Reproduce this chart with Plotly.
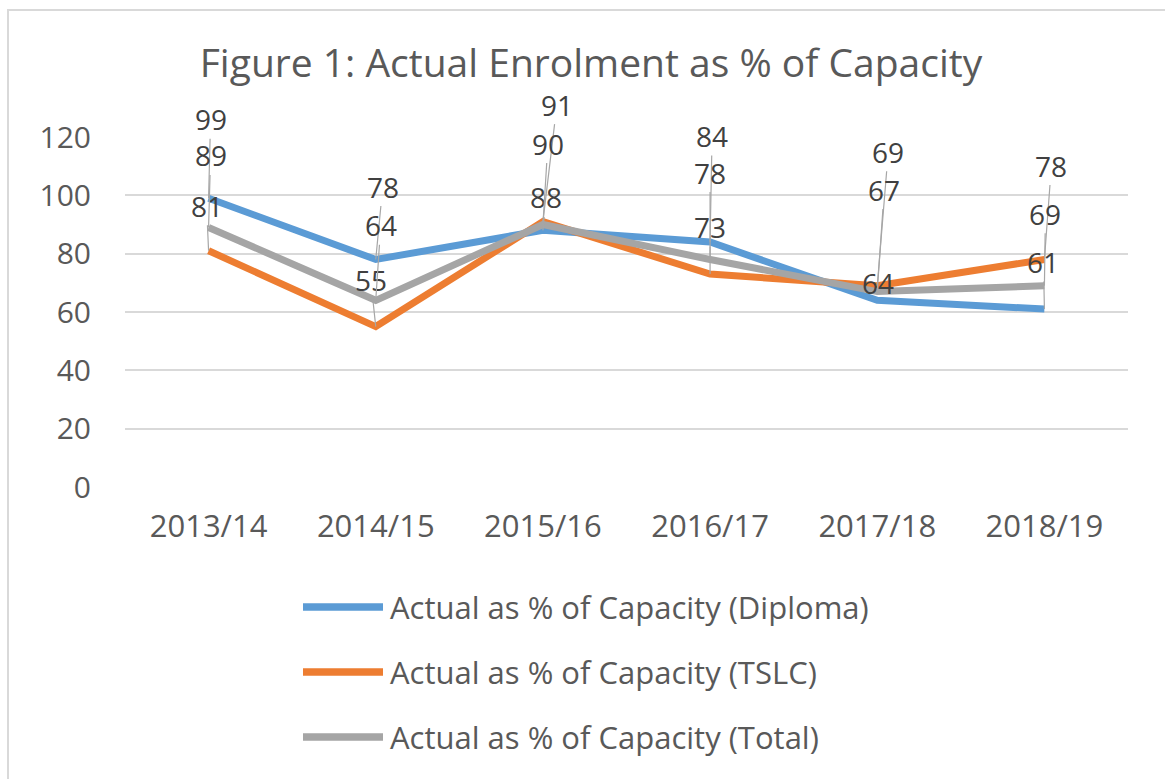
import plotly.graph_objects as go

categories = ["2013/14", "2014/15", "2015/16", "2016/17", "2017/18", "2018/19"]
diploma = [99, 78, 88, 84, 64, 61]
tslc = [81, 55, 91, 73, 69, 78]
total = [89, 64, 90, 78, 67, 69]

series_names = [
    "Actual as % of Capacity (Diploma)",
    "Actual as % of Capacity (TSLC)",
    "Actual as % of Capacity (Total)",
]
series_values = [diploma, tslc, total]
colors = ["#5b9bd5", "#ed7d31", "#a5a5a5"]

# label offsets (pixels) relative to each point, per series
label_offsets = [
    [(2, -79), (7, -73), (3, -33), (2, -106), (1, -17), (-1, -47)],
    [(-2, -45), (-5, -47), (14, -117), (0, -47), (11, -134), (7, -94)],
    [(2, -72), (5, -75), (5, -81), (0, -87), (7, -102), (1, -72)],
]

W, H = 1165, 779
L, R, T, B = 125, 37, 137, 292
PW, PH = W - L - R, H - T - B

def px_x(p):
    return (p - L) / PW

def px_y(p):
    return (H - B - p) / PH

FONT = "'Open Sans', Lato, sans-serif"
TXT = "#595959"

fig = go.Figure()
for name, vals, col in zip(series_names, series_values, colors):
    fig.add_trace(go.Scatter(
        x=categories, y=vals, name=name, mode="lines",
        line=dict(color=col, width=7),
        showlegend=False,
    ))

annotations = []
for vals, offs in zip(series_values, label_offsets):
    for c, v, (ax, ay) in zip(categories, vals, offs):
        annotations.append(dict(
            x=c, y=v, text=str(v), showarrow=True, arrowhead=0,
            arrowwidth=1.2, arrowcolor="#a6a6a6", ax=ax, ay=ay, standoff=0,
            borderpad=0,
            font=dict(family=FONT, size=28, color="#404040"),
        ))

# custom legend
shapes = []
legend_rows = [607, 672, 737]
for name, col, py in zip(series_names, colors, legend_rows):
    shapes.append(dict(
        type="line", xref="paper", yref="paper",
        x0=px_x(303), x1=px_x(383), y0=px_y(py), y1=px_y(py),
        line=dict(color=col, width=7.5),
    ))
    annotations.append(dict(
        xref="paper", yref="paper", x=px_x(388), y=px_y(py),
        xanchor="left", yanchor="middle", text=name, showarrow=False,
        font=dict(family=FONT, size=31, color=TXT),
    ))

# chart border
shapes.append(dict(
    type="rect", xref="paper", yref="paper",
    x0=px_x(8), x1=px_x(1185), y0=px_y(800), y1=px_y(10),
    line=dict(color="#d9d9d9", width=2), fillcolor="rgba(0,0,0,0)",
    layer="below",
))

fig.update_layout(
    width=W, height=H,
    margin=dict(l=L, r=R, t=T, b=B),
    paper_bgcolor="white", plot_bgcolor="white",
    title=dict(
        text="Figure 1: Actual Enrolment as % of Capacity",
        x=591 / W, xref="container", xanchor="center",
        y=1 - 63 / H, yref="container", yanchor="middle",
        font=dict(family=FONT, size=39, color=TXT),
    ),
    xaxis=dict(
        range=[-0.5, 5.5], showgrid=False, zeroline=False, showline=False,
        ticks="", tickfont=dict(family=FONT, size=31, color=TXT),
        ticklabelstandoff=18, fixedrange=True,
    ),
    yaxis=dict(
        range=[0, 120], dtick=20, showgrid=True, gridcolor="#d9d9d9",
        gridwidth=1.5, zeroline=False, showline=False, ticks="",
        tickfont=dict(family=FONT, size=30, color=TXT), ticklabelstandoff=33,
        fixedrange=True,
    ),
    annotations=annotations,
    shapes=shapes,
    showlegend=False,
)

fig.write_html(
    "out.html",
    config={"displayModeBar": False},
    post_script="document.body.style.margin='0';",
)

* **WHAT TO WORK ON**
Are you able to set down all the lines above exactly, without any pictures?

* **RESPONSE**
Reproduce this chart with Plotly.
import plotly.graph_objects as go

categories = ["2013/14", "2014/15", "2015/16", "2016/17", "2017/18", "2018/19"]
diploma = [99, 78, 88, 84, 64, 61]
tslc = [81, 55, 91, 73, 69, 78]
total = [89, 64, 90, 78, 67, 69]

series_names = [
    "Actual as % of Capacity (Diploma)",
    "Actual as % of Capacity (TSLC)",
    "Actual as % of Capacity (Total)",
]
series_values = [diploma, tslc, total]
colors = ["#5b9bd5", "#ed7d31", "#a5a5a5"]

# label offsets (pixels) relative to each point, per series
label_offsets = [
    [(2, -79), (7, -73), (3, -33), (2, -106), (1, -17), (-1, -47)],
    [(-2, -45), (-5, -47), (14, -117), (0, -47), (11, -134), (7, -94)],
    [(2, -72), (5, -75), (5, -81), (0, -87), (7, -102), (1, -72)],
]

W, H = 1165, 779
L, R, T, B = 125, 37, 137, 292
PW, PH = W - L - R, H - T - B

def px_x(p):
    return (p - L) / PW

def px_y(p):
    return (H - B - p) / PH

FONT = "'Open Sans', Lato, sans-serif"
TXT = "#595959"

fig = go.Figure()
for name, vals, col in zip(series_names, series_values, colors):
    fig.add_trace(go.Scatter(
        x=categories, y=vals, name=name, mode="lines",
        line=dict(color=col, width=7),
        showlegend=False,
    ))

annotations = []
for vals, offs in zip(series_values, label_offsets):
    for c, v, (ax, ay) in zip(categories, vals, offs):
        annotations.append(dict(
            x=c, y=v, text=str(v), showarrow=True, arrowhead=0,
            arrowwidth=1.2, arrowcolor="#a6a6a6", ax=ax, ay=ay, standoff=0,
            borderpad=0,
            font=dict(family=FONT, size=28, color="#404040"),
        ))

# custom legend
shapes = []
legend_rows = [607, 672, 737]
for name, col, py in zip(series_names, colors, legend_rows):
    shapes.append(dict(
        type="line", xref="paper", yref="paper",
        x0=px_x(303), x1=px_x(383), y0=px_y(py), y1=px_y(py),
        line=dict(color=col, width=7.5),
    ))
    annotations.append(dict(
        xref="paper", yref="paper", x=px_x(388), y=px_y(py),
        xanchor="left", yanchor="middle", text=name, showarrow=False,
        font=dict(family=FONT, size=31, color=TXT),
    ))

# chart border
shapes.append(dict(
    type="rect", xref="paper", yref="paper",
    x0=px_x(8), x1=px_x(1185), y0=px_y(800), y1=px_y(10),
    line=dict(color="#d9d9d9", width=2), fillcolor="rgba(0,0,0,0)",
    layer="below",
))

fig.update_layout(
    width=W, height=H,
    margin=dict(l=L, r=R, t=T, b=B),
    paper_bgcolor="white", plot_bgcolor="white",
    title=dict(
        text="Figure 1: Actual Enrolment as % of Capacity",
        x=591 / W, xref="container", xanchor="center",
        y=1 - 63 / H, yref="container", yanchor="middle",
        font=dict(family=FONT, size=39, color=TXT),
    ),
    xaxis=dict(
        range=[-0.5, 5.5], showgrid=False, zeroline=False, showline=False,
        ticks="", tickfont=dict(family=FONT, size=31, color=TXT),
        ticklabelstandoff=18, fixedrange=True,
    ),
    yaxis=dict(
        range=[0, 120], dtick=20, showgrid=True, gridcolor="#d9d9d9",
        gridwidth=1.5, zeroline=False, showline=False, ticks="",
        tickfont=dict(family=FONT, size=30, color=TXT), ticklabelstandoff=33,
        fixedrange=True,
    ),
    annotations=annotations,
    shapes=shapes,
    showlegend=False,
)

fig.write_html(
    "out.html",
    config={"displayModeBar": False},
    post_script="document.body.style.margin='0';",
)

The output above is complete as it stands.